Produced December 06, 2017 | Updated: April 17, 2019
Alumna Anne Buckle (’11) is using her education to teach teen refugees to express themselves.

Singer-songwriter Anne Buckle (’11) first became interested in refugees at an arts in education conference in 2016. When a presenter said one in every 122 people is a refugee, “it shook me,” she recalls. “I was almost in tears.”
Buckle responded by signing up with World Relief Nashville to tutor refugees in English. She quickly learned how the teens struggled to fit into their new country.

“In my life, songwriting is the way that I feel most understood,” she says. “If I feel sad, I write a song and put it out to the world, and I don’t feel sad anymore.”
To give the refugees an outlet for musical expression, she founded a non-profit called 3 Chords.
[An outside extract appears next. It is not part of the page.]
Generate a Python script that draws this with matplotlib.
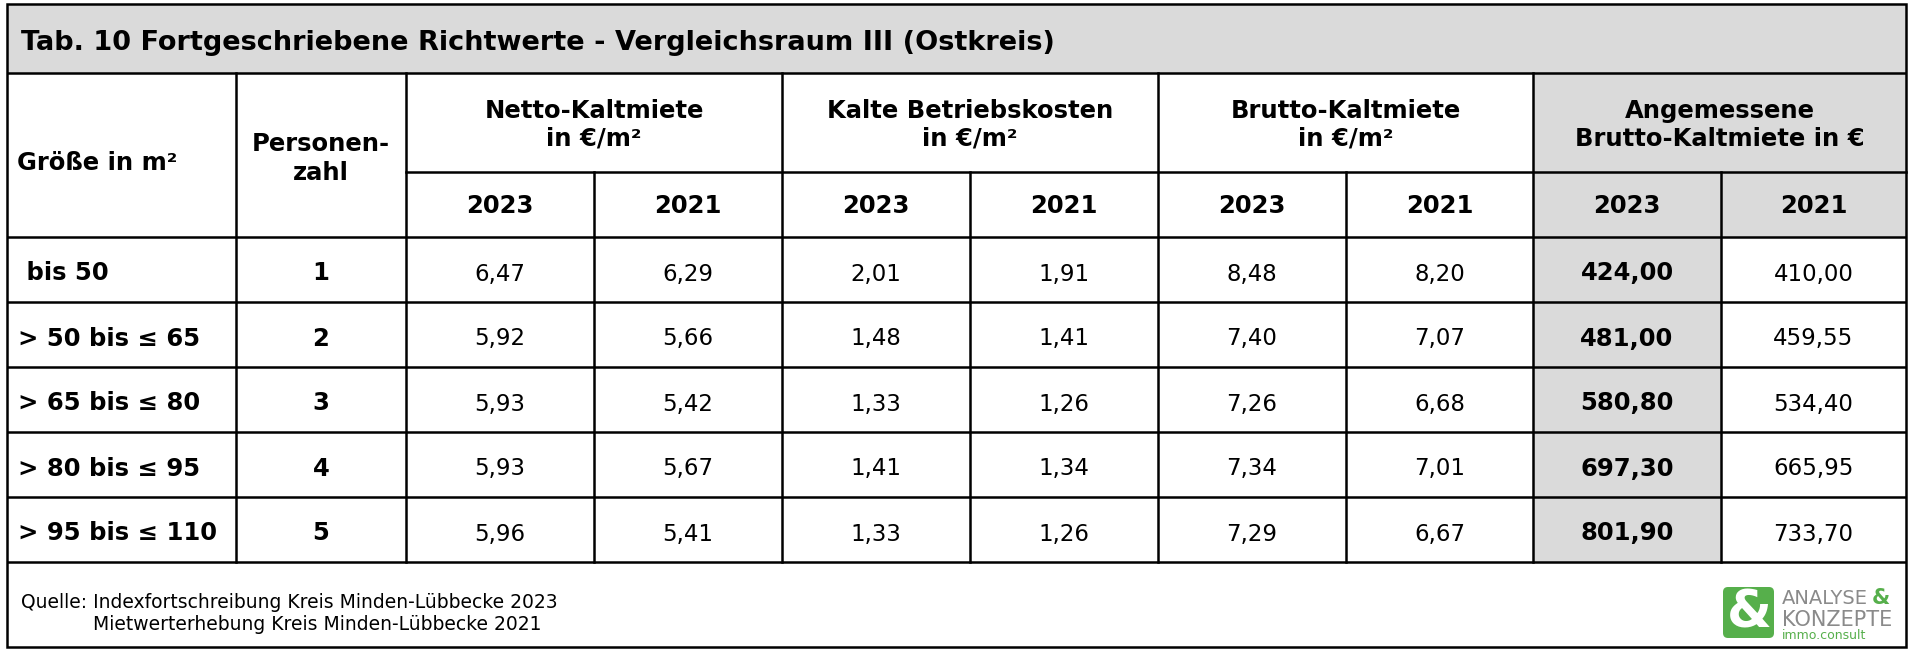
import numpy as np
import matplotlib
matplotlib.use("Agg")
import matplotlib.pyplot as plt
from matplotlib.patches import Rectangle, FancyBboxPatch

# ---- table content
title = "Tab. 10 Fortgeschriebene Richtwerte - Vergleichsraum III (Ostkreis)"
groups = ["Netto-Kaltmiete\nin €/m²", "Kalte Betriebskosten\nin €/m²",
          "Brutto-Kaltmiete\nin €/m²", "Angemessene\nBrutto-Kaltmiete in €"]
years = ["2023", "2021"]
groessen = [" bis 50", "> 50 bis ≤ 65", "> 65 bis ≤ 80", "> 80 bis ≤ 95", "> 95 bis ≤ 110"]
personen = [1, 2, 3, 4, 5]
netto_2023 = [6.47, 5.92, 5.93, 5.93, 5.96]
netto_2021 = [6.29, 5.66, 5.42, 5.67, 5.41]
betrieb_2023 = [2.01, 1.48, 1.33, 1.41, 1.33]
betrieb_2021 = [1.91, 1.41, 1.26, 1.34, 1.26]
brutto_2023 = [8.48, 7.40, 7.26, 7.34, 7.29]
brutto_2021 = [8.20, 7.07, 6.68, 7.01, 6.67]
angem_2023 = [424.00, 481.00, 580.80, 697.30, 801.90]
angem_2021 = [410.00, 459.55, 534.40, 665.95, 733.70]
quelle = ["Quelle: Indexfortschreibung Kreis Minden-Lübbecke 2023",
          "Mietwerterhebung Kreis Minden-Lübbecke 2021"]

value_cols = [netto_2023, netto_2021, betrieb_2023, betrieb_2021,
              brutto_2023, brutto_2021, angem_2023, angem_2021]

# ---- layout (pixel grid)
W, H = 1914, 651
X_L, X_R = 7, 1906
Y_T, Y_TITLE, Y_SUB, Y_HEAD, Y_FOOT = 4, 73, 172, 237, 647
ROW_H = 65
COLS = [X_L, 236, 406, 594, 782, 970, 1158, 1346, 1533, 1721, X_R]
GRAY = "#DADADA"
LW = 1.8
FS_B = 17.5   # bold header / labels
FS_N = 16.5   # numbers

plt.rcParams["font.family"] = "DejaVu Sans"
fig = plt.figure(figsize=(W / 100, H / 100), dpi=100)
ax = fig.add_axes([0, 0, 1, 1])
ax.set_xlim(0, W)
ax.set_ylim(H, 0)
ax.axis("off")

n_rows = len(groessen)
y_rows = [Y_HEAD + i * ROW_H for i in range(n_rows + 1)]
Y_END = y_rows[-1]

# gray fills
ax.add_patch(Rectangle((X_L, Y_T), X_R - X_L, Y_TITLE - Y_T, color=GRAY, lw=0))
ax.add_patch(Rectangle((COLS[8], Y_TITLE), X_R - COLS[8], Y_HEAD - Y_TITLE, color=GRAY, lw=0))
ax.add_patch(Rectangle((COLS[8], Y_HEAD), COLS[9] - COLS[8], Y_END - Y_HEAD, color=GRAY, lw=0))

# grid lines
ax.add_patch(Rectangle((X_L, Y_T), X_R - X_L, Y_FOOT - Y_T, fill=False, ec="black", lw=LW))
for y in [Y_TITLE] + y_rows:
    ax.plot([X_L, X_R], [y, y], color="black", lw=LW, solid_capstyle="butt")
ax.plot([COLS[2], X_R], [Y_SUB, Y_SUB], color="black", lw=LW)
for x in [COLS[1], COLS[2], COLS[4], COLS[6], COLS[8]]:
    ax.plot([x, x], [Y_TITLE, Y_END], color="black", lw=LW)
for x in [COLS[3], COLS[5], COLS[7], COLS[9]]:
    ax.plot([x, x], [Y_SUB, Y_END], color="black", lw=LW)

# title
ax.text(21, 50, title, fontsize=19.5, fontweight="bold", va="baseline", ha="left")

# header
ax.text(17, 170, "Größe in m²", fontsize=FS_B, fontweight="bold", va="baseline")
mid_p = (COLS[1] + COLS[2]) / 2
ax.text(mid_p, 151, "Personen-", fontsize=FS_B, fontweight="bold", va="baseline", ha="center")
ax.text(mid_p, 180, "zahl", fontsize=FS_B, fontweight="bold", va="baseline", ha="center")
for g, label in enumerate(groups):
    cx = (COLS[2 + 2 * g] + COLS[4 + 2 * g]) / 2
    l1, l2 = label.split("\n")
    ax.text(cx, 118, l1, fontsize=FS_B, fontweight="bold", va="baseline", ha="center")
    ax.text(cx, 146, l2, fontsize=FS_B, fontweight="bold", va="baseline", ha="center")
    for k, yr in enumerate(years):
        sx = (COLS[2 + 2 * g + k] + COLS[3 + 2 * g + k]) / 2
        ax.text(sx, 213, yr, fontsize=FS_B, fontweight="bold", va="baseline", ha="center")

# body
for i in range(n_rows):
    yb = (y_rows[i] + y_rows[i + 1]) / 2 + 11
    ax.text(18, yb, groessen[i], fontsize=FS_B, fontweight="bold", va="baseline")
    ax.text(mid_p, yb, str(personen[i]), fontsize=FS_B, fontweight="bold",
            va="baseline", ha="center")
    for c, vals in enumerate(value_cols):
        sx = (COLS[2 + c] + COLS[3 + c]) / 2
        txt = f"{vals[i]:.2f}".replace(".", ",")
        bold = c == 6
        ax.text(sx, yb, txt, fontsize=FS_B if bold else FS_N, va="baseline", ha="center",
                fontweight="bold" if bold else "normal")

# footer
ax.text(21, 608, quelle[0], fontsize=13.5, va="baseline")
ax.text(93, 630, quelle[1], fontsize=13.5, va="baseline")

# logo
green, grey = "#56AF4B", "#8A8A8A"
ax.add_patch(FancyBboxPatch((1723, 587), 51, 51, boxstyle="round,pad=0,rounding_size=5",
                            fc=green, ec="none"))
ax.text(1749, 614, "&", color="white", fontsize=37, fontweight="bold",
        ha="center", va="center")
ax.text(1782, 604, "ANALYSE", color=grey, fontsize=14, va="baseline")
ax.text(1872, 604, "&", color=green, fontsize=15, fontweight="bold", va="baseline")
ax.text(1782, 626, "KONZEPTE", color=grey, fontsize=15, va="baseline")
ax.text(1782, 639, "immo.consult", color=green, fontsize=9, va="baseline")

fig.savefig("out.png", dpi=100)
The name comes from songwriter Harlan Howard’s often-quoted description of country songs as “three chords and the truth.”

Buckle began meeting with the teens once a week for an hour and a half. “I had students from the Congo, Burma, Iraq, Nepal, and Thailand,” she says. “We learned the structure of songs and how to play the guitar. The hardest thing for some of them was rhyming, since their accents made words sound differently. They wrote songs about missing home, about life being hard, about heartbreak.”

Anne Buckle was born into one of country music’s most famous families; she is a great-great-niece of A.P. Carter and a cousin of June Carter Cash.
When Buckle was a child, she played music with June and Johnny Cash. She was given her first fiddle at age five, and she recorded an album of fiddle tunes and Carter Family songs when she was 14.

At UT, Buckle earned two bachelor’s degrees—one in vocal music education and one in international relations. She also received the university’s highest student award, the Torchbearer, due in part to her service as a volunteer tutor and music instructor.
With the addition of a master’s in education from Harvard, Buckle’s experience and education formed the perfect foundation for her work with refugees.
As the culmination of her first 3 Chords course, seven of Buckle’s students sang their own songs on an album. South by Sea Studios donated a day of studio time for the effort, and 12 musicians and engineers along with six guest singer-songwriters volunteered their talent.
Buckle completed the album in spring 2018 and began teaching another group of refugee teenagers.
“It gives the kids a platform to be heard,” she says, “and provides the community an opportunity to see refugees in a new light. I definitely believe in the possibility of this being a bridge of perception between Americans and refugees, who are really just normal people looking for a better life here.”
This story is part of the University of Tennessee’s 225th anniversary celebration. Volunteers light the way for others across Tennessee and throughout the world.